Noppe-Brandon believes that honoring student perspectives and considering them to be of educational value, is one facet of Greene's humanistic approach to teaching and learning. "She takes great care to make sure that people who are engaged in the process are empowered not only to listen to her, but understand it and employ it in their own sense of their own life," Noppe-Brandon said.

The learning communities that Greene has created could lead to the re-imagination of society. In books such as "The Dialectic of Freedom," and "Landscapes of Learning," Greene stresses the importance of empathy in education, in art and in life.

Maxine Greene's unique stye has a big impact on people's lives

Greene says that when children or adults engage with a work of art, they gain an understanding of themselves, and that can lead to understanding others, says Carole Saltz, director of Teachers College Press, and Greene's editor since 1984. "You can't look at somebody you now understand and push them away as 'the other.' And when you do that, it creates the capacity to see the world as if it were otherwise," Saltz said.

Teacher Mary Bullock first met Maxine Greene in 1983 in suburban Virginia. Greene had just flown in from New York dressed in a turban with a cigarette-holder in hand, to teach a class on arts education. Bullock noted that even the most jaded public school teachers are impressed by Greene's unconventional ideas , "Maxine comes along and she talks about 'doing the decent thing because you ought to,'" she said.
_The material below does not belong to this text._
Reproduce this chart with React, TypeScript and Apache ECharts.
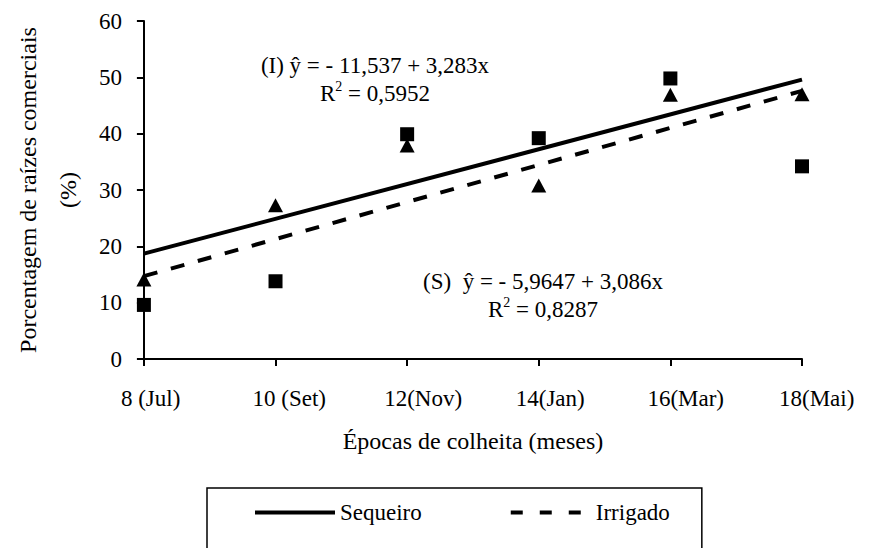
import React, { useEffect, useRef } from 'react';
import * as echarts from 'echarts';

const months = [8, 10, 12, 14, 16, 18];
const tickLabels = ['8 (Jul)', '10 (Set)', '12(Nov)', '14(Jan)', '16(Mar)', '18(Mai)'];
const sequeiroPoints = [14.1, 27.3, 37.9, 30.8, 46.9, 47.0];
const irrigadoPoints = [9.6, 13.8, 39.9, 39.2, 49.8, 34.2];
const sequeiroFit = [[8, 18.7], [18, 49.6]];
const irrigadoFit = [[8, 14.7], [18, 47.6]];
const seriesNames = ['Sequeiro', 'Irrigado'];
const eqIrrigado = ['(I) ŷ = - 11,537 + 3,283x', 'R{sup|2} = 0,5952'];
const eqSequeiro = ['(S)  ŷ = - 5,9647 + 3,086x', 'R{sup|2} = 0,8287'];
const xTitle = 'Épocas de colheita (meses)';
const yTitle = ['Porcentagem de raízes comerciais', '(%)'];

const FONT = '"Liberation Serif", "Times New Roman", serif';

export default function App() {
  const ref = useRef<HTMLDivElement>(null);
  useEffect(() => {
    if (!ref.current) return;
    const chart = echarts.init(ref.current, null, { renderer: 'svg' });
    const labelMap: Record<number, string> = {};
    months.forEach((m, i) => (labelMap[m] = tickLabels[i]));
    const eqStyle = (lines: string[], x: number, y: number) => ({
      type: 'text',
      x,
      y,
      z: 10,
      style: {
        text: lines.join('\n'),
        fontFamily: FONT,
        fontSize: 23,
        lineHeight: 28,
        fill: '#000',
        align: 'center',
        verticalAlign: 'middle',
        rich: {
          sup: { fontSize: 14, fontFamily: FONT, verticalAlign: 'top', lineHeight: 28, fill: '#000' },
        },
      },
    });
    chart.setOption({
      animation: false,
      backgroundColor: '#fff',
      textStyle: { fontFamily: FONT, color: '#000' },
      grid: { left: 122, top: 21, right: 68, bottom: 189, containLabel: false },
      xAxis: {
        type: 'value',
        min: 8,
        max: 18,
        interval: 2,
        name: xTitle,
        nameLocation: 'middle',
        nameGap: 70,
        nameTextStyle: { fontSize: 24, fontFamily: FONT, color: '#000' },
        axisLine: { lineStyle: { color: '#000', width: 2 } },
        axisTick: { show: true, inside: false, length: 7, lineStyle: { color: '#000', width: 2 } },
        splitLine: { show: false },
        axisLabel: {
          margin: 28,
          color: '#000',
          fontSize: 23,
          fontFamily: FONT,
          align: 'left',
          formatter: (v: number) => '{t|' + (labelMap[v] ?? '') + '}',
          rich: { t: { padding: [0, 0, 0, -23], fontSize: 23, fontFamily: FONT, color: '#000' } },
        },
      },
      yAxis: {
        type: 'value',
        min: 0,
        max: 60,
        interval: 10,
        name: yTitle.join('\n'),
        nameLocation: 'middle',
        nameGap: 42,
        nameTextStyle: { fontSize: 24, fontFamily: FONT, color: '#000', lineHeight: 40 },
        axisLine: { show: true, lineStyle: { color: '#000', width: 2 } },
        axisTick: { show: true, inside: false, length: 7, lineStyle: { color: '#000', width: 2 } },
        splitLine: { show: false },
        axisLabel: { margin: 22, color: '#000', fontSize: 23, fontFamily: FONT },
      },
      legend: {
        left: 207,
        top: 488,
        orient: 'horizontal',
        padding: [13, 32, 40, 46],
        itemGap: 87,
        itemWidth: 80,
        itemHeight: 14,
        borderColor: '#000',
        borderWidth: 1.5,
        backgroundColor: '#fff',
        textStyle: { fontSize: 23, fontFamily: FONT, color: '#000' },
        lineStyle: { width: 4 },
        itemStyle: { opacity: 0 },
        data: [
          { name: seriesNames[0], lineStyle: { width: 4, type: 'solid', opacity: 1 }, itemStyle: { opacity: 0 } },
          { name: seriesNames[1], lineStyle: { width: 4, type: [12, 17], opacity: 1 }, itemStyle: { opacity: 0 } },
        ],
      },
      graphic: [eqStyle(eqIrrigado, 375, 79), eqStyle(eqSequeiro, 543, 295)],
      series: [
        {
          name: seriesNames[0],
          type: 'line',
          data: sequeiroFit,
          symbol: 'none',
          lineStyle: { color: '#000', width: 4, type: 'solid' },
          itemStyle: { color: '#000' },
          z: 2,
        },
        {
          name: seriesNames[1],
          type: 'line',
          data: irrigadoFit,
          symbol: 'none',
          lineStyle: { color: '#000', width: 4, type: [14, 14] },
          itemStyle: { color: '#000' },
          z: 2,
        },
        {
          name: 'Sequeiro pontos',
          type: 'scatter',
          data: months.map((m, i) => [m, sequeiroPoints[i]]),
          symbol: 'triangle',
          symbolSize: [15, 14],
          itemStyle: { color: '#000', opacity: 1 },
          clip: false,
          z: 3,
        },
        {
          name: 'Irrigado pontos',
          type: 'scatter',
          data: months.map((m, i) => [m, irrigadoPoints[i]]),
          symbol: 'rect',
          symbolSize: 14,
          itemStyle: { color: '#000', opacity: 1 },
          clip: false,
          z: 3,
        },
      ],
    });
    return () => chart.dispose();
  }, []);
  return (
    <div
      ref={ref}
      style={{ position: 'fixed', left: 0, top: 0, width: 870, height: 548, background: '#fff' }}
    />
  );
}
For Bullock and her colleagues, Greene's visit was transformative. "You'll never meet anyone who has met Maxine Greene who doesn't say 'that woman changed my life,'" she added.

However, Maxine Greene can be an enigma, even to herself. At the close of a recent biographical documentary film, she is outside her Manhattan apartment building, stating 'I am what I am not yet.'

For many of those whom Maxine Greene has influenced or mentored, she remains a living testament to the power of possibility.